David Attenborough’s authored documentaries that inspired so many young naturalists also demonstrated the audience and the appetite for natural history programmes. Which inspired programme makers to devise a whole new breed of ‘Epic’ natural history documentaries starting with Blue Planet in 2000 and the recently broadcast Africa. As we have become exposed to more and more of these beautiful images of the natural world beamed into our homes at primetime on showcase channels in HD or 3D there is a genuine risk that we could become further removed from nature with the amazing and the beautiful being something that happens somewhere else but not here.
This is the first reason why I think Springwatch is so important. It brings some of the best natural history film-makers together to film the wildlife of our Isles highlighting to viewers all the drama and beauty of the natural world around us. Who can deny the beauty of footage used to reveal the hidden marvels of nest engineering by the tiny long tailed tits. Or how the images of extreme slow motion dragonflies in flight that were just as epic as the great whites hunting Cape seals that featured in Planet Earth.
Secondly Springwatch has in Chris Packham, a presenter who is passionate, engaging and authoritative. Gone is the trend for trained science communicators, replaced by scientists/naturalists who actually know how to communicate and inspire their audience. Just like Alice Roberts but also a growing field of scientists including Brian Cox, Iolo Williams, James Logan, Helen Czerski and Iain Stewart to name a few. Chris has often been touted as a ‘successor to Attenborough , itself a ridiculous irrelevance, but the parallel with David Attenborough is clear in Chris’ genuine enthusiasm for the natural world which is a joy to watch.
Thirdly and finally, Springwatch is thoroughly engaging, over three weeks the narratives are built around a cast of animals as we follow their trials and tribulations at some of the most dramatic moments of their life. Grass snakes taking meadow pipits chick’s straight out the nest, rogue jackdaws attacking chicks and stealing nesting material, or the various fledgings that had us as viewers on the edge of our seats.

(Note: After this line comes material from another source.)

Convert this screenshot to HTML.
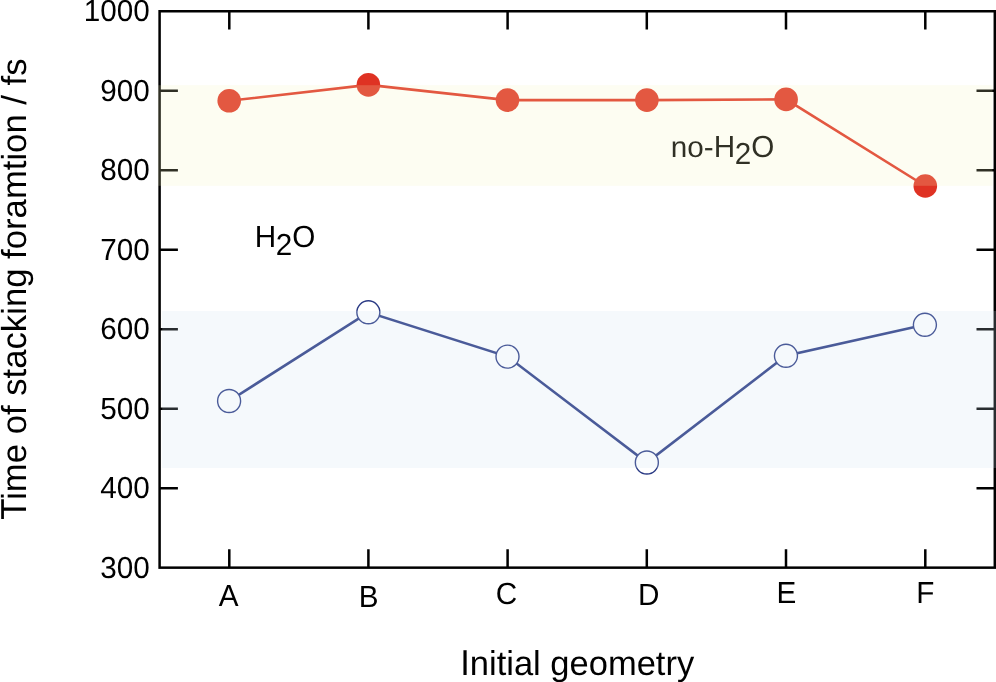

Springwatch is itself nearly 10 years old but still feels fresh and is still an innovative way to get the nation to engage with our natural world using multiple platforms to stream content and interact with the programme. By highlighting the rich, diverse and at often times surprising natural world around us, Springwatch helps raise awareness of that diversity and hopefully acts as a call to arms to help conserve it. Thus making it, in my opinion, the most important natural history programme on television.